Sharks at risk from fishing net ‘wall of death’ on British migratory routes
Scientists have warned that blue and mako sharks that migrate to and from British waters are frequently running into Spanish and Portuguese fishing fleets in the Northern Atlantic, putting the species at serious risk.
Between 3 and 4 million creatures crossing the Atlantic get caught by Iberian fishermen’s 100 km-long longlines, which are equipped with 1,200 baited hooks. This is according to scientists who have tagged 100 individuals in order to track their route and habits.
David Sims, professor of marine ecology at Plymouth’s Marine Biological Association (MBA) which led the research, said, “We found that the sharks are congregating where warm and cool currents meet. These are highly productive areas that attract fish and that attract sharks, too.
“However, it also attracts fishing vessels and we found many longlines laid in exactly the places where sharks concentrate. It is a wall of death for sharks.”

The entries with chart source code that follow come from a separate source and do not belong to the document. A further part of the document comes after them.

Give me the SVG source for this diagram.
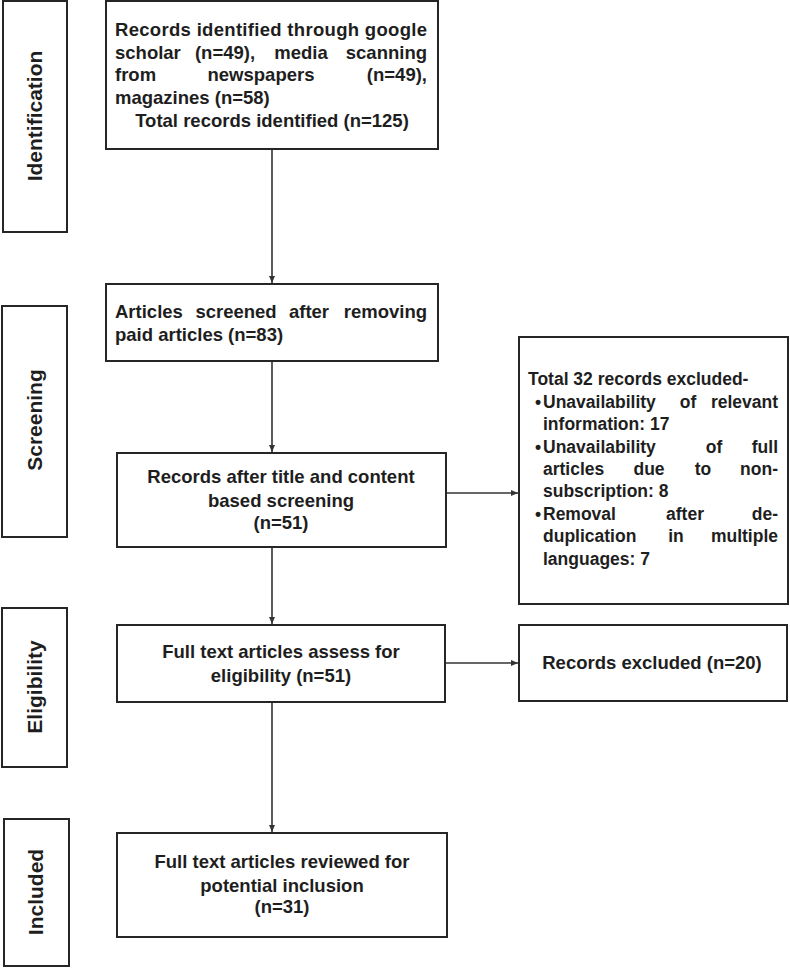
<svg xmlns="http://www.w3.org/2000/svg" width="790" height="969" viewBox="0 0 790 969">
<style>
.box{fill:#fff;stroke:#262626;stroke-width:2}
.t{font-family:"Liberation Sans",Arial,sans-serif;font-weight:bold;font-size:18.5px;fill:#1e1e1e}
.s{font-size:17.5px}
.ph{font-family:"Liberation Sans",Arial,sans-serif;font-weight:bold;font-size:21px;fill:#1e1e1e;text-anchor:middle}
.c{text-anchor:middle}
.e{text-anchor:end}
.ln{stroke:#333;stroke-width:1.6;fill:none;marker-end:url(#ah)}
</style>
<defs>
<marker id="ah" markerUnits="userSpaceOnUse" markerWidth="7" markerHeight="6" refX="7" refY="3" orient="auto">
<path d="M0,0 L7,3 L0,6 z" fill="#333"/>
</marker>
</defs>
<rect width="790" height="969" fill="#fff"/>

<g id="phase-identification">
<rect class="box" x="3" y="1" width="64" height="231"/>
<text class="ph" transform="translate(42,116) rotate(-90)">Identification</text>
</g>
<g id="phase-screening">
<rect class="box" x="2" y="306" width="65" height="231"/>
<text class="ph" transform="translate(42,420) rotate(-90)">Screening</text>
</g>
<g id="phase-eligibility">
<rect class="box" x="2" y="608" width="65" height="159"/>
<text class="ph" transform="translate(42,687) rotate(-90)">Eligibility</text>
</g>
<g id="phase-included">
<rect class="box" x="4" y="819" width="65" height="147"/>
<text class="ph" transform="translate(43,892) rotate(-90)">Included</text>
</g>

<g id="records-identified">
<rect class="box" x="106" y="1" width="332" height="148"/>
<text class="t" x="115" y="36" textLength="312" lengthAdjust="spacing">Records identified through google</text>
<text class="t" x="115" y="59">scholar</text>
<text class="t c" x="225" y="59">(n=49),</text>
<text class="t c" x="301" y="59">media</text>
<text class="t e" x="427" y="59">scanning</text>
<text class="t" x="115" y="81">from</text>
<text class="t c" x="261" y="81">newspapers</text>
<text class="t e" x="427" y="81">(n=49),</text>
<text class="t" x="115" y="104">magazines (n=58)</text>
<text class="t c" x="272" y="127">Total records identified (n=125)</text>
</g>

<g id="articles-screened">
<rect class="box" x="106" y="284" width="332" height="77"/>
<text class="t" x="115" y="318">Articles</text>
<text class="t c" x="236" y="318">screened</text>
<text class="t c" x="309" y="318">after</text>
<text class="t e" x="427" y="318">removing</text>
<text class="t" x="115" y="341">paid articles (n=83)</text>
</g>

<g id="records-after-screening">
<rect class="box" x="117" y="453" width="329" height="94"/>
<text class="t c" x="281" y="483">Records after title and content</text>
<text class="t c" x="281" y="507">based screening</text>
<text class="t c" x="281" y="529">(n=51)</text>
</g>

<g id="excluded-32">
<rect class="box" x="519" y="337" width="269" height="267"/>
<text class="t s" x="528" y="385">Total 32 records excluded-</text>
<text class="t s c" x="538" y="408">•</text>
<text class="t s" x="543" y="408">Unavailability</text>
<text class="t s c" x="688" y="408">of</text>
<text class="t s e" x="778" y="408">relevant</text>
<text class="t s" x="543" y="430">information: 17</text>
<text class="t s c" x="538" y="453">•</text>
<text class="t s" x="543" y="453">Unavailability</text>
<text class="t s c" x="714" y="453">of</text>
<text class="t s e" x="778" y="453">full</text>
<text class="t s" x="543" y="475">articles</text>
<text class="t s c" x="649" y="475">due</text>
<text class="t s c" x="703" y="475">to</text>
<text class="t s e" x="778" y="475">non-</text>
<text class="t s" x="543" y="497">subscription: 8</text>
<text class="t s c" x="538" y="520">•</text>
<text class="t s" x="543" y="520">Removal</text>
<text class="t s c" x="685" y="520">after</text>
<text class="t s e" x="778" y="520">de-</text>
<text class="t s" x="543" y="542">duplication</text>
<text class="t s c" x="676" y="542">in</text>
<text class="t s e" x="778" y="542">multiple</text>
<text class="t s" x="543" y="565">languages: 7</text>
</g>

<g id="full-text-assess">
<rect class="box" x="117" y="625" width="328" height="77"/>
<text class="t c" x="281" y="658">Full text articles assess for</text>
<text class="t c" x="281" y="682">eligibility (n=51)</text>
</g>

<g id="records-excluded-20">
<rect class="box" x="519" y="625" width="268" height="76"/>
<text class="t c" x="652" y="669">Records excluded (n=20)</text>
</g>

<g id="full-text-reviewed">
<rect class="box" x="117" y="833" width="330" height="104"/>
<text class="t c" x="282" y="868">Full text articles reviewed for</text>
<text class="t c" x="282" y="892">potential inclusion</text>
<text class="t c" x="282" y="913">(n=31)</text>
</g>

<g id="connectors">
<line class="ln" x1="272" y1="150" x2="272" y2="283"/>
<line class="ln" x1="272" y1="362" x2="272" y2="452"/>
<line class="ln" x1="447" y1="493" x2="518" y2="493"/>
<line class="ln" x1="272" y1="548" x2="272" y2="624"/>
<line class="ln" x1="446" y1="663" x2="518" y2="663"/>
<line class="ln" x1="272" y1="703" x2="272" y2="832"/>
</g>
</svg>
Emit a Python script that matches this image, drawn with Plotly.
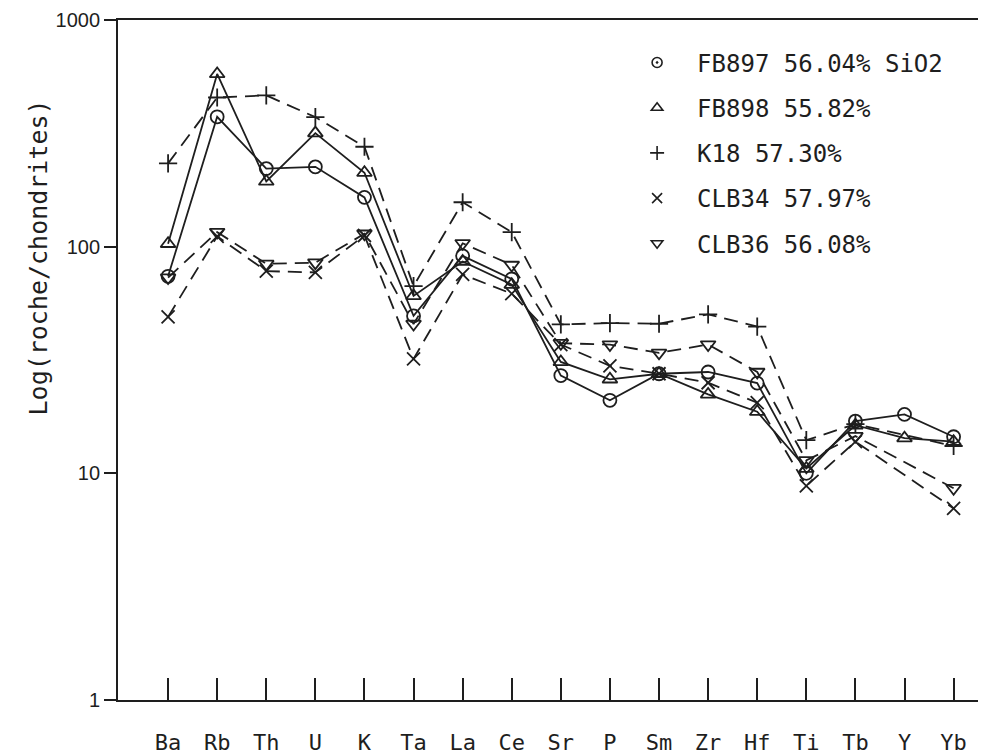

The practice of shark fishing, currently unregulated in the EU, can drive many species to extinction, as the creatures can take several years to reach sexual maturity.
It is already estimated that almost 100 million sharks are killed worldwide, mostly in response to the demand from some Asian countries, where shark meat and fins are consumed.
Sharks are usually considered as bycatch – fish or other species that are caught unintentionally by fishermen – but tuna and swordfish stocks declining to dangerously low levels, many European fleets have started to catch them deliberately. Spain is said to be responsible for around 80% of shark fishing within the EU.
Sims added, “These are awe-inspiring animals but it is open season on sharks. We should hit the panic button right now rather than in 10 years’ time when it could be too late.”